Redes fortes, tréguas frágeis
As duas maiores organizações criminosas do país chegaram a acordar um cessar-fogo em fevereiro deste ano, a fim de fortalecer suas atividades e armamentos. A trégua alarmou autoridades e colocou uma pausa a quase uma década de confrontos violentos, disputas por rotas de contrabando e tomadas de território, sobretudo no Norte e Nordeste, conforme explicam pesquisadores do Observatório de Segurança Pública.
Mas a paz durou apenas dois meses, fazendo retornar a guerra inicialmente deflagrada em 2016. À época, fora assassinado o narcotraficante Jorge Rafaat, conhecido como “rei do tráfico”, na fronteira entre Brasil e Paraguai.
Provocada por uma emboscada cinematográfica, a sua morte foi considerada um marco da disputa, incluindo por PCC e CV, pelo controle de um importante corredor para o tráfico de drogas na América do Sul.
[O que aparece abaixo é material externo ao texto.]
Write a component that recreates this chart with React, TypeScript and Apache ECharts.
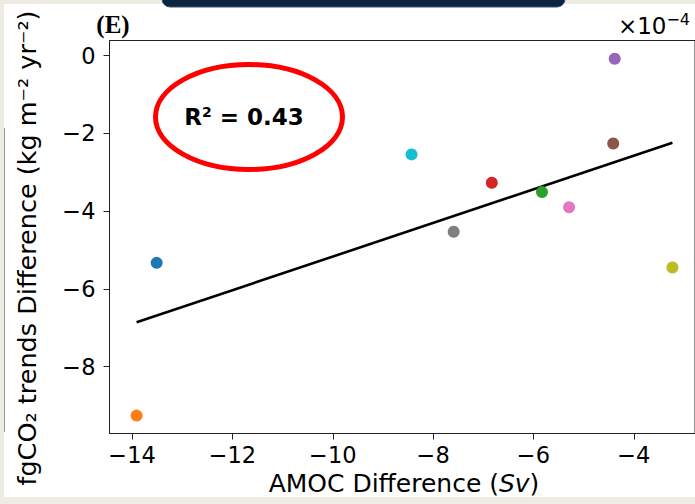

O Brasil registraria em 2017 um recorde anual de homicídios — mais de 65 mil, de acordo com o Instituto de Pesquisa Econômica Aplicada (Ipea) —, associado por especialistas aos confrontos entre PCC e CV. A marca nunca foi superada, com o registro mais recente sendo de 45 mil homicídios em 2023.
“Naquele momento, o PCC alcançava predomínio nas rotas utilizadas no Centro-Oeste brasileiro, empurrando a atuação do CV em direção ao Norte, onde intensificou o processo de alianças, conflitos e acomodações com facções e outros grupos de origem regional”, explica um relatório de 2023publicado pelo Fórum Brasileiro de Segurança Pública.
Desde então, ambas as organizações estariam investindo na internacionalização e fortalecendo novas rotas do tráfico de drogas, como a do rio Solimões, na tríplice fronteira entre Peru, Colômbia e Brasil. Atuam ainda na área outros grupos de países vizinhos, incluindo dissidentes das Forças Armadas Revolucionárias da Colômbia (Farc).
Um estudorealizado por pesquisadores de universidades dos Estados Unidos (EUA) estimou neste ano que o Brasil tenha entre 50 e 61 milhões de pessoas vivendo sob a governança de organizações criminosas. O número corresponde a aproximadamente um quarto da população do país e é o maior da América Latina, de acordo com os dados levantados pela pesquisa.